**Task to carry out**:
Below is a listing; print exactly its lines from the one containing "Emit a Python" down to the one containing "854, 654, 251]", both inclusive, with every picture left out.

**Data for this exercise**:
****************

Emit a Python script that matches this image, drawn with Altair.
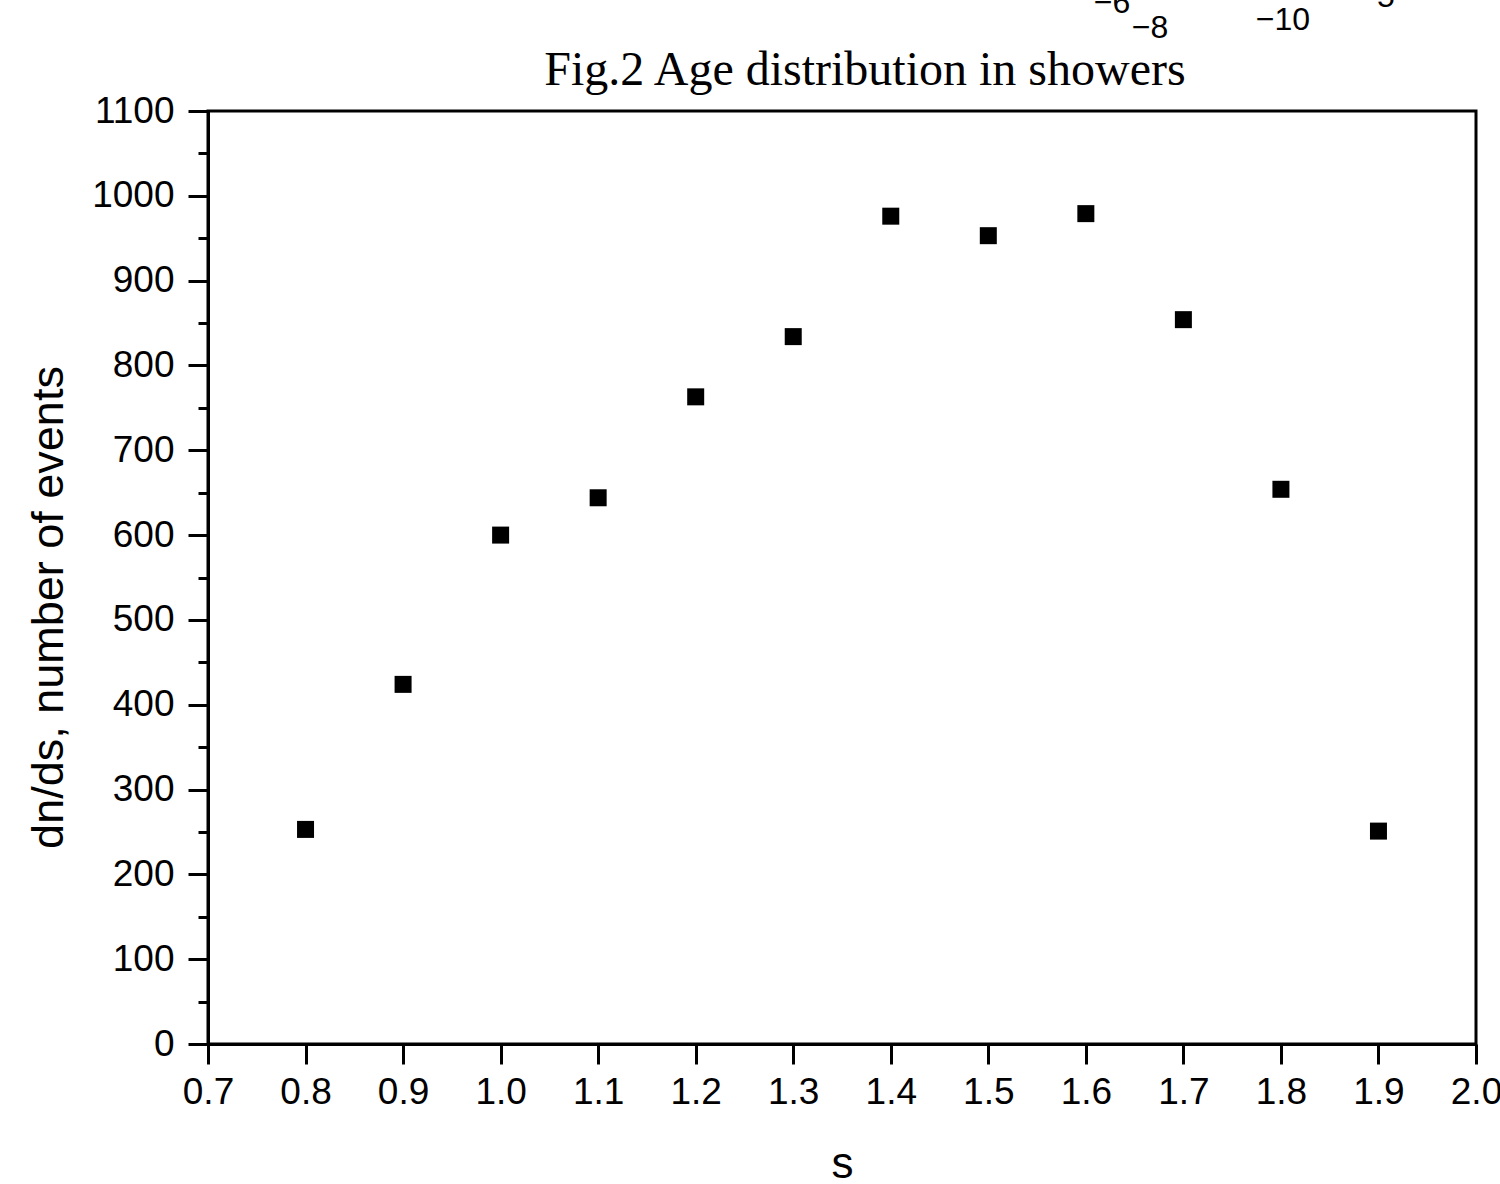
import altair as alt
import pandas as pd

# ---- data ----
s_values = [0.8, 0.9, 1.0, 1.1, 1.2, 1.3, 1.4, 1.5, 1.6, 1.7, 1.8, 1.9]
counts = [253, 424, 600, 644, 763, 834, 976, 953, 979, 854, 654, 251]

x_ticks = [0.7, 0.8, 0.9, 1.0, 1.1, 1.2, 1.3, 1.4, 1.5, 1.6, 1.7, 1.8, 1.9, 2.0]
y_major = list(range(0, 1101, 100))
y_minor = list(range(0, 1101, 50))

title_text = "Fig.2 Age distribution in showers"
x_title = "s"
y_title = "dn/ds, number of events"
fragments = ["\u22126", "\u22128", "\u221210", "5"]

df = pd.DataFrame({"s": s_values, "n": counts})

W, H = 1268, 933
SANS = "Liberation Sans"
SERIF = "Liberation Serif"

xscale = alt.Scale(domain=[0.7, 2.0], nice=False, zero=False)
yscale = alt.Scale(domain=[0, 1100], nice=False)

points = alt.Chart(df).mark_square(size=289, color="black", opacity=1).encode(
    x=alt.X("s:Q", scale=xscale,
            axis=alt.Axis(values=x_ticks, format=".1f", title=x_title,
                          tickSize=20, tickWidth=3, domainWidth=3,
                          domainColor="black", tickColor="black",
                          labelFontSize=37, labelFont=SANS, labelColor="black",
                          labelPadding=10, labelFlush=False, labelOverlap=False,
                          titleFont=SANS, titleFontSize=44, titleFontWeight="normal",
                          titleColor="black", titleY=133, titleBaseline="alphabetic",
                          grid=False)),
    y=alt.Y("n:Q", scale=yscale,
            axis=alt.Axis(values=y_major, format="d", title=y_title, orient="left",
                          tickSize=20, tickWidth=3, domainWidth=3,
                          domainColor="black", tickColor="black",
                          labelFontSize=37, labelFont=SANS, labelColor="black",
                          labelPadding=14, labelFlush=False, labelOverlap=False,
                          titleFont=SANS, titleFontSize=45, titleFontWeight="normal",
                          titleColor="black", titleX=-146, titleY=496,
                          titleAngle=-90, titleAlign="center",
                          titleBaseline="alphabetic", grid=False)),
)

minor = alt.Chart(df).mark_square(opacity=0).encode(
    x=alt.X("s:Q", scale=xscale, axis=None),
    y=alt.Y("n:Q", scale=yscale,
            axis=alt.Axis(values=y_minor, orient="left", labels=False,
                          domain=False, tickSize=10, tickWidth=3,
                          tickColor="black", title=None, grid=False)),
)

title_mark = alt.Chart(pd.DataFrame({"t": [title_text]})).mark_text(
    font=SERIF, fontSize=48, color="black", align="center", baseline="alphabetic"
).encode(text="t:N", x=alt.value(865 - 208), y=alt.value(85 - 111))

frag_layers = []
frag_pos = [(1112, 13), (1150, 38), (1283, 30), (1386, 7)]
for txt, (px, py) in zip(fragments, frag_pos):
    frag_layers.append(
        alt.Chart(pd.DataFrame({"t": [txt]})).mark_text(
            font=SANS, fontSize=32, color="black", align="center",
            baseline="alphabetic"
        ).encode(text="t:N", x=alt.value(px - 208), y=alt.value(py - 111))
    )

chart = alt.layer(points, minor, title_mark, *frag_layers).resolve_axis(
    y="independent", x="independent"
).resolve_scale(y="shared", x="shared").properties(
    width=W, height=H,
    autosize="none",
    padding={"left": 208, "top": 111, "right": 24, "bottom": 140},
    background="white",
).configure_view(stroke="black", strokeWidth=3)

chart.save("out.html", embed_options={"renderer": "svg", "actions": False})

****************

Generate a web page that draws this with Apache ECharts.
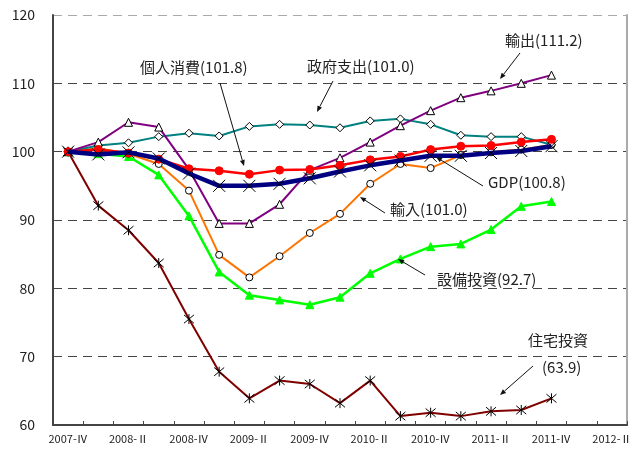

****************

**Output below**:
Emit a Python script that matches this image, drawn with Altair.
import altair as alt
import pandas as pd

# ---- data ----
s_values = [0.8, 0.9, 1.0, 1.1, 1.2, 1.3, 1.4, 1.5, 1.6, 1.7, 1.8, 1.9]
counts = [253, 424, 600, 644, 763, 834, 976, 953, 979, 854, 654, 251]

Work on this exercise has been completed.